BEGIN

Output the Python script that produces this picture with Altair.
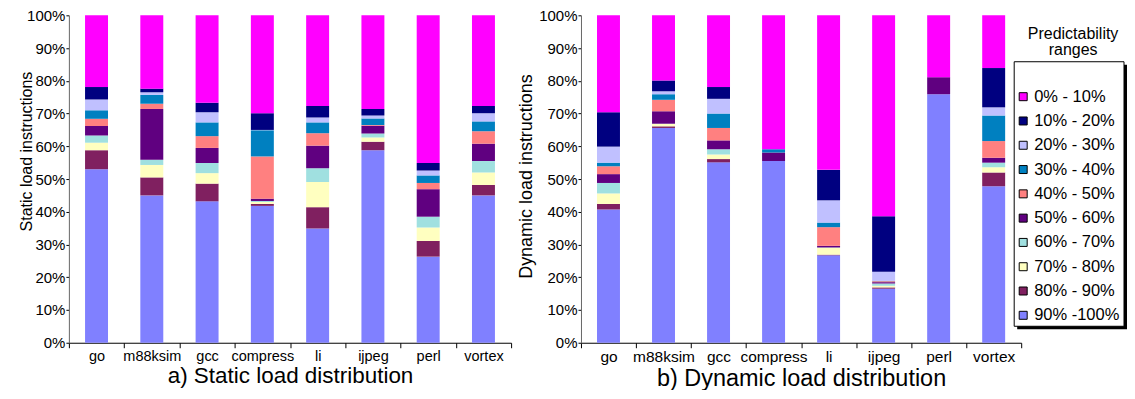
import altair as alt
import pandas as pd

benchmarks = ["go", "m88ksim", "gcc", "compress", "li", "ijpeg", "perl", "vortex"]

# predictability ranges, bottom of the stack first
ranges = ["90% -100%", "80% - 90%", "70% - 80%", "60% - 70%", "50% - 60%",
          "40% - 50%", "30% - 40%", "20% - 30%", "10% - 20%", "0% - 10%"]
legend_labels = ["90% -100%", "80% - 90%", "70% - 80%", "60% - 70%", "50% - 60%",
                 "40% - 50%", "30% - 40%", "20% - 30%", "10% - 20%", "\u00a00% - 10%"]
colors = ["#8080FF", "#802060", "#FFFFC0", "#A0E0E0", "#600080",
          "#FF8080", "#0080C0", "#C0C0FF", "#000080", "#FF00FF"]

# Static load distribution (% of static loads), one list per range, per benchmark
static = {
    "90% -100%": [53.0, 45.0, 43.2, 41.8, 34.9, 58.8, 26.3, 45.0],
    "80% - 90%": [5.8, 5.5, 5.4, 0.6, 6.5, 2.6, 4.8, 3.2],
    "70% - 80%": [2.3, 3.8, 3.2, 0.6, 7.7, 1.3, 4.1, 3.8],
    "60% - 70%": [2.2, 1.6, 3.1, 0.3, 4.2, 1.2, 3.3, 3.5],
    "50% - 60%": [2.9, 15.5, 4.6, 0.7, 6.9, 2.4, 8.4, 5.3],
    "40% - 50%": [2.2, 1.6, 3.6, 12.9, 3.8, 0.2, 1.9, 3.8],
    "30% - 40%": [2.6, 2.7, 4.2, 8.0, 3.3, 2.0, 2.3, 3.0],
    "20% - 30%": [3.3, 0.8, 3.1, 0.1, 1.5, 0.9, 1.5, 2.5],
    "10% - 20%": [3.8, 1.1, 2.9, 5.1, 3.5, 2.0, 2.3, 2.2],
    "0% - 10%": [21.9, 22.4, 26.7, 29.9, 27.7, 28.6, 45.1, 27.7],
}

# Dynamic load distribution
dynamic = {
    "90% -100%": [40.7, 65.6, 55.1, 55.5, 26.7, 16.5, 75.9, 47.8],
    "80% - 90%": [1.7, 0.5, 1.0, 0.0, 0.2, 0.4, 0.0, 4.2],
    "70% - 80%": [3.2, 0.7, 1.4, 0.0, 2.1, 0.5, 0.0, 1.6],
    "60% - 70%": [3.2, 0.1, 1.6, 0.0, 0.1, 0.7, 0.0, 1.4],
    "50% - 60%": [2.7, 3.8, 2.7, 2.6, 0.5, 0.4, 5.2, 1.5],
    "40% - 50%": [2.4, 3.5, 3.8, 0.0, 5.7, 0.3, 0.0, 5.1],
    "30% - 40%": [1.1, 1.7, 4.4, 1.0, 1.4, 0.1, 0.0, 7.8],
    "20% - 30%": [4.9, 0.9, 4.5, 0.0, 6.8, 2.8, 0.0, 2.5],
    "10% - 20%": [10.5, 3.3, 3.6, 0.0, 9.3, 16.9, 0.0, 12.0],
    "0% - 10%": [29.6, 19.9, 21.9, 40.9, 47.2, 61.4, 18.9, 16.1],
}


def to_frame(d):
    rows = []
    for k, r in enumerate(ranges):
        for b, v in zip(benchmarks, d[r]):
            rows.append({"bench": b, "range": r, "order": k, "value": v})
    return pd.DataFrame(rows)


legend_order = ranges[::-1]
color_scale = alt.Scale(domain=legend_order, range=colors[::-1])
FONT = "Liberation Sans"
W, H = 441, 328


def bar_panel(df, ytitle, xtitle, title_x, title_y, ytitle_size, xlabel_size, xtitle_size, width):
    return alt.Chart(df).mark_bar(size=23).encode(
        x=alt.X("bench:N", sort=benchmarks,
                scale=alt.Scale(paddingInner=0, paddingOuter=0),
                axis=alt.Axis(title=xtitle, tickBand="extent", labelAngle=0,
                              tickSize=5, labelPadding=2, labelFontSize=xlabel_size,
                              titleFontSize=xtitle_size, titleFontWeight="normal",
                              titlePadding=1, domainColor="black", tickColor="black",
                              labelColor="black", titleColor="black")),
        y=alt.Y("value:Q", stack="normalize",
                scale=alt.Scale(domain=[0, 1], nice=False),
                axis=alt.Axis(values=[i / 10 for i in range(11)], format=".0%",
                              title=ytitle, titleX=title_x, titleY=title_y,
                              titleAngle=-90, titleBaseline="alphabetic",
                              titleFontSize=ytitle_size, titleFontWeight="normal",
                              grid=False, tickSize=3, labelPadding=1, labelFontSize=15,
                              domainColor="#666666", tickColor="black",
                              labelColor="black", titleColor="black")),
        color=alt.Color("range:N", scale=color_scale, legend=None),
        order=alt.Order("order:Q", sort="ascending"),
    ).properties(width=width, height=H)


left = bar_panel(to_frame(static), "Static load instructions", "a) Static load distribution",
                 -37, 136, 16, 14.5, 22.5, W + 2)
right_bars = bar_panel(to_frame(dynamic), "Dynamic load instructions", "b) Dynamic load distribution",
                       -50, 161, 18, 15.5, 23.5, W)

leg_df = pd.DataFrame({"range": legend_order, "label": legend_labels[::-1]})
one = pd.DataFrame({"k": [0]})

BX = W - 7  # legend box left edge, relative to right plot
BW = 110
shadow = alt.Chart(one).mark_rect(color="black").encode(
    x=alt.value(BX + 3), x2=alt.value(BX + BW + 3), y=alt.value(49.5), y2=alt.value(314.5))
frame = alt.Chart(one).mark_rect(fill="white", stroke="black", strokeWidth=1).encode(
    x=alt.value(BX), x2=alt.value(BX + BW), y=alt.value(46.5), y2=alt.value(311.5))
ytick = alt.Y("range:N", sort=legend_order, axis=None,
              scale=alt.Scale(type="point", range=[81.5, 300.5], padding=0))
squares = alt.Chart(leg_df).mark_square(size=64, stroke="black", strokeWidth=1, opacity=1).encode(
    x=alt.value(BX + 9), y=ytick,
    fill=alt.Color("range:N", scale=color_scale, legend=None))
labels = alt.Chart(leg_df).mark_text(align="left", baseline="middle", fontSize=16.5,
                                     font=FONT, color="black").encode(
    x=alt.value(BX + 20), y=ytick, text="label:N")
leg_title = alt.Chart(one).mark_text(align="center", baseline="top", fontSize=16, font=FONT,
                                     color="black", lineBreak="\n", lineHeight=16).encode(
    x=alt.value(BX + 59), y=alt.value(11), text=alt.value("Predictability\nranges"))

right = alt.layer(right_bars, shadow, frame, squares, labels, leg_title).resolve_scale(
    y="independent")

chart = alt.hconcat(left, right, spacing=5).properties(
    padding={"left": 10, "top": 0, "right": 0, "bottom": 0}
).configure(font=FONT).configure_view(strokeWidth=0).configure_axis(
    labelFont=FONT, titleFont=FONT)

chart.save("out.html", embed_options={"renderer": "svg", "actions": False})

END

Stated goal
Set down all the data again exactly as above, pictures excluded.

In response
Output the Python script that produces this picture with Altair.
import altair as alt
import pandas as pd

benchmarks = ["go", "m88ksim", "gcc", "compress", "li", "ijpeg", "perl", "vortex"]

# predictability ranges, bottom of the stack first
ranges = ["90% -100%", "80% - 90%", "70% - 80%", "60% - 70%", "50% - 60%",
          "40% - 50%", "30% - 40%", "20% - 30%", "10% - 20%", "0% - 10%"]
legend_labels = ["90% -100%", "80% - 90%", "70% - 80%", "60% - 70%", "50% - 60%",
                 "40% - 50%", "30% - 40%", "20% - 30%", "10% - 20%", "\u00a00% - 10%"]
colors = ["#8080FF", "#802060", "#FFFFC0", "#A0E0E0", "#600080",
          "#FF8080", "#0080C0", "#C0C0FF", "#000080", "#FF00FF"]

# Static load distribution (% of static loads), one list per range, per benchmark
static = {
    "90% -100%": [53.0, 45.0, 43.2, 41.8, 34.9, 58.8, 26.3, 45.0],
    "80% - 90%": [5.8, 5.5, 5.4, 0.6, 6.5, 2.6, 4.8, 3.2],
    "70% - 80%": [2.3, 3.8, 3.2, 0.6, 7.7, 1.3, 4.1, 3.8],
    "60% - 70%": [2.2, 1.6, 3.1, 0.3, 4.2, 1.2, 3.3, 3.5],
    "50% - 60%": [2.9, 15.5, 4.6, 0.7, 6.9, 2.4, 8.4, 5.3],
    "40% - 50%": [2.2, 1.6, 3.6, 12.9, 3.8, 0.2, 1.9, 3.8],
    "30% - 40%": [2.6, 2.7, 4.2, 8.0, 3.3, 2.0, 2.3, 3.0],
    "20% - 30%": [3.3, 0.8, 3.1, 0.1, 1.5, 0.9, 1.5, 2.5],
    "10% - 20%": [3.8, 1.1, 2.9, 5.1, 3.5, 2.0, 2.3, 2.2],
    "0% - 10%": [21.9, 22.4, 26.7, 29.9, 27.7, 28.6, 45.1, 27.7],
}

# Dynamic load distribution
dynamic = {
    "90% -100%": [40.7, 65.6, 55.1, 55.5, 26.7, 16.5, 75.9, 47.8],
    "80% - 90%": [1.7, 0.5, 1.0, 0.0, 0.2, 0.4, 0.0, 4.2],
    "70% - 80%": [3.2, 0.7, 1.4, 0.0, 2.1, 0.5, 0.0, 1.6],
    "60% - 70%": [3.2, 0.1, 1.6, 0.0, 0.1, 0.7, 0.0, 1.4],
    "50% - 60%": [2.7, 3.8, 2.7, 2.6, 0.5, 0.4, 5.2, 1.5],
    "40% - 50%": [2.4, 3.5, 3.8, 0.0, 5.7, 0.3, 0.0, 5.1],
    "30% - 40%": [1.1, 1.7, 4.4, 1.0, 1.4, 0.1, 0.0, 7.8],
    "20% - 30%": [4.9, 0.9, 4.5, 0.0, 6.8, 2.8, 0.0, 2.5],
    "10% - 20%": [10.5, 3.3, 3.6, 0.0, 9.3, 16.9, 0.0, 12.0],
    "0% - 10%": [29.6, 19.9, 21.9, 40.9, 47.2, 61.4, 18.9, 16.1],
}


def to_frame(d):
    rows = []
    for k, r in enumerate(ranges):
        for b, v in zip(benchmarks, d[r]):
            rows.append({"bench": b, "range": r, "order": k, "value": v})
    return pd.DataFrame(rows)


legend_order = ranges[::-1]
color_scale = alt.Scale(domain=legend_order, range=colors[::-1])
FONT = "Liberation Sans"
W, H = 441, 328


def bar_panel(df, ytitle, xtitle, title_x, title_y, ytitle_size, xlabel_size, xtitle_size, width):
    return alt.Chart(df).mark_bar(size=23).encode(
        x=alt.X("bench:N", sort=benchmarks,
                scale=alt.Scale(paddingInner=0, paddingOuter=0),
                axis=alt.Axis(title=xtitle, tickBand="extent", labelAngle=0,
                              tickSize=5, labelPadding=2, labelFontSize=xlabel_size,
                              titleFontSize=xtitle_size, titleFontWeight="normal",
                              titlePadding=1, domainColor="black", tickColor="black",
                              labelColor="black", titleColor="black")),
        y=alt.Y("value:Q", stack="normalize",
                scale=alt.Scale(domain=[0, 1], nice=False),
                axis=alt.Axis(values=[i / 10 for i in range(11)], format=".0%",
                              title=ytitle, titleX=title_x, titleY=title_y,
                              titleAngle=-90, titleBaseline="alphabetic",
                              titleFontSize=ytitle_size, titleFontWeight="normal",
                              grid=False, tickSize=3, labelPadding=1, labelFontSize=15,
                              domainColor="#666666", tickColor="black",
                              labelColor="black", titleColor="black")),
        color=alt.Color("range:N", scale=color_scale, legend=None),
        order=alt.Order("order:Q", sort="ascending"),
    ).properties(width=width, height=H)


left = bar_panel(to_frame(static), "Static load instructions", "a) Static load distribution",
                 -37, 136, 16, 14.5, 22.5, W + 2)
right_bars = bar_panel(to_frame(dynamic), "Dynamic load instructions", "b) Dynamic load distribution",
                       -50, 161, 18, 15.5, 23.5, W)

leg_df = pd.DataFrame({"range": legend_order, "label": legend_labels[::-1]})
one = pd.DataFrame({"k": [0]})

BX = W - 7  # legend box left edge, relative to right plot
BW = 110
shadow = alt.Chart(one).mark_rect(color="black").encode(
    x=alt.value(BX + 3), x2=alt.value(BX + BW + 3), y=alt.value(49.5), y2=alt.value(314.5))
frame = alt.Chart(one).mark_rect(fill="white", stroke="black", strokeWidth=1).encode(
    x=alt.value(BX), x2=alt.value(BX + BW), y=alt.value(46.5), y2=alt.value(311.5))
ytick = alt.Y("range:N", sort=legend_order, axis=None,
              scale=alt.Scale(type="point", range=[81.5, 300.5], padding=0))
squares = alt.Chart(leg_df).mark_square(size=64, stroke="black", strokeWidth=1, opacity=1).encode(
    x=alt.value(BX + 9), y=ytick,
    fill=alt.Color("range:N", scale=color_scale, legend=None))
labels = alt.Chart(leg_df).mark_text(align="left", baseline="middle", fontSize=16.5,
                                     font=FONT, color="black").encode(
    x=alt.value(BX + 20), y=ytick, text="label:N")
leg_title = alt.Chart(one).mark_text(align="center", baseline="top", fontSize=16, font=FONT,
                                     color="black", lineBreak="\n", lineHeight=16).encode(
    x=alt.value(BX + 59), y=alt.value(11), text=alt.value("Predictability\nranges"))

right = alt.layer(right_bars, shadow, frame, squares, labels, leg_title).resolve_scale(
    y="independent")

chart = alt.hconcat(left, right, spacing=5).properties(
    padding={"left": 10, "top": 0, "right": 0, "bottom": 0}
).configure(font=FONT).configure_view(strokeWidth=0).configure_axis(
    labelFont=FONT, titleFont=FONT)

chart.save("out.html", embed_options={"renderer": "svg", "actions": False})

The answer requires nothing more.